The entire story, as written (and laid out, lettered, and mostly pencilled…), has Coop getting in a fight with Widmore, eventually defeating him with extreme true-heartedness, returning to Twin Peaks, arguing with Sheriff Andy, and reuniting with Audrey. Audrey had lost her arms and legs in the bank explosion at the end of Twin Peaks, just like in Boxing Helena. This was the entire point of my entire comic, and I can be reasonably quite certain that David Lynch is not going to use that particular odd plot. This is the main reason that I’m letting the project go. There’s no way that Lynch isn’t going to tell what happened to Coop, he’s probably going to tell what happened to Audrey, and it is not going to agree in any way with my fan take.
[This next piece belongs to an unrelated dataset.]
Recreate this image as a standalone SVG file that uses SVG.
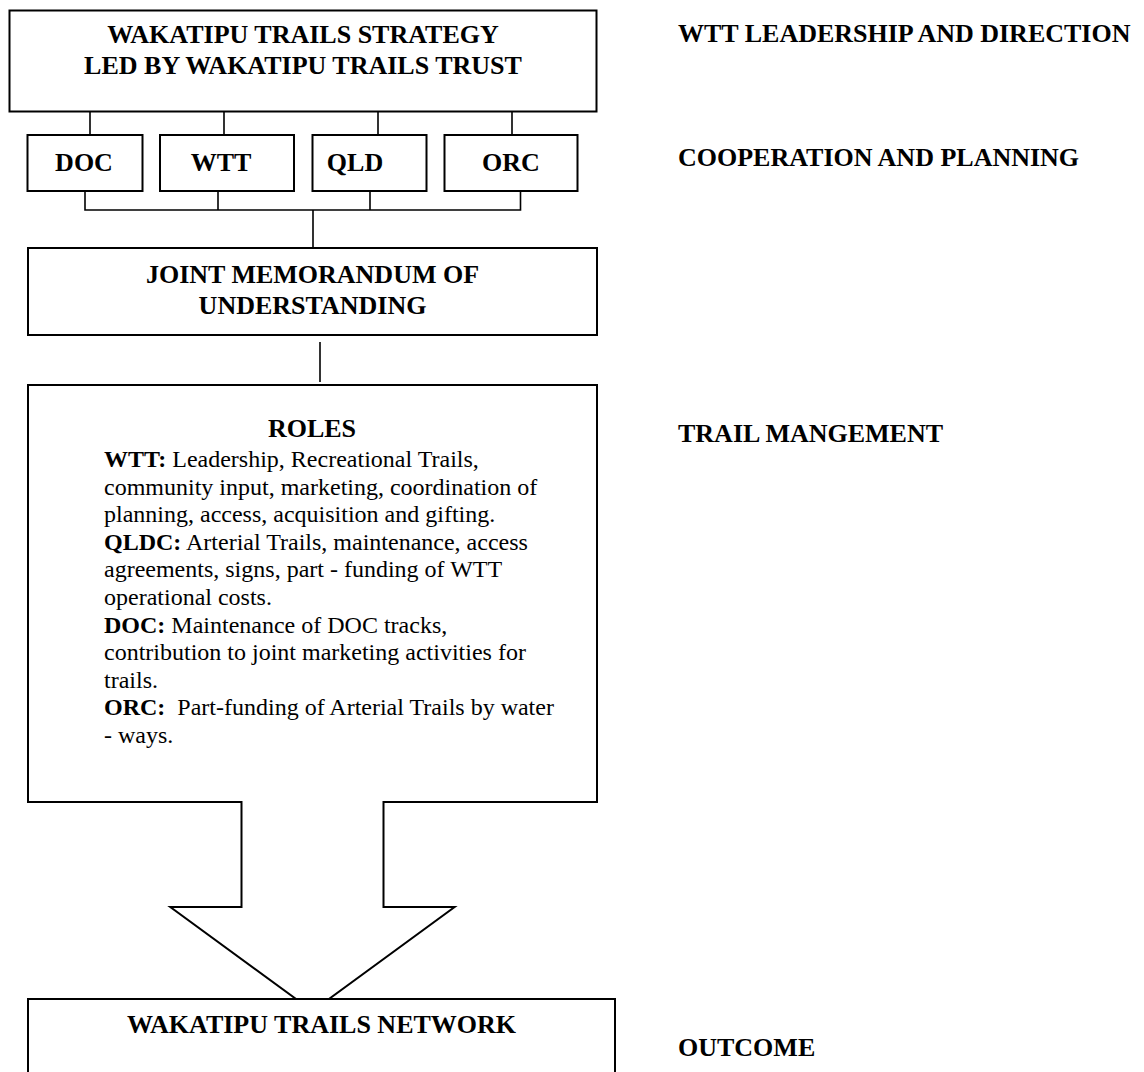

I don’t have a clue what Lynch is planning, but considering that I use two of the biggest cliffhangers in the last episode, and the whole thing is based around the “25 years later” thing, which he is apparently using too (since the 25 year anniversary is in two months), it’s hard to imagine my work not being overwritten by his.

Then I won’t be able to sell it, because instead of picking up a 25-year-old meme I’m peddling the Go-Bots version of a current work. Instead of people who have been made desperate by time buying my comic because it’s better than nothing, I’m confusing the shit out of people with self-evidently fraudulent canon.

No, this is not good. I’m letting it go and working on other things.

I hope you enjoyed what I did and you’re intrigued by what I planned to do. I’m moving on to projects that I own and do not have to worry about getting sued over, and let’s all look forward to whatever it is that Lynch has planned.

All the best to David Lynch, and I truly look forward to seeing what he has planned.

*When I realized that, I realized what I’m calling this project. Twin Peaks: Splinter of the Mind’s Eye. Because now my potential audience has shrunk from “people who loved the series” to “people who loved the series and get the Splinter reference,” and that’s a very small group.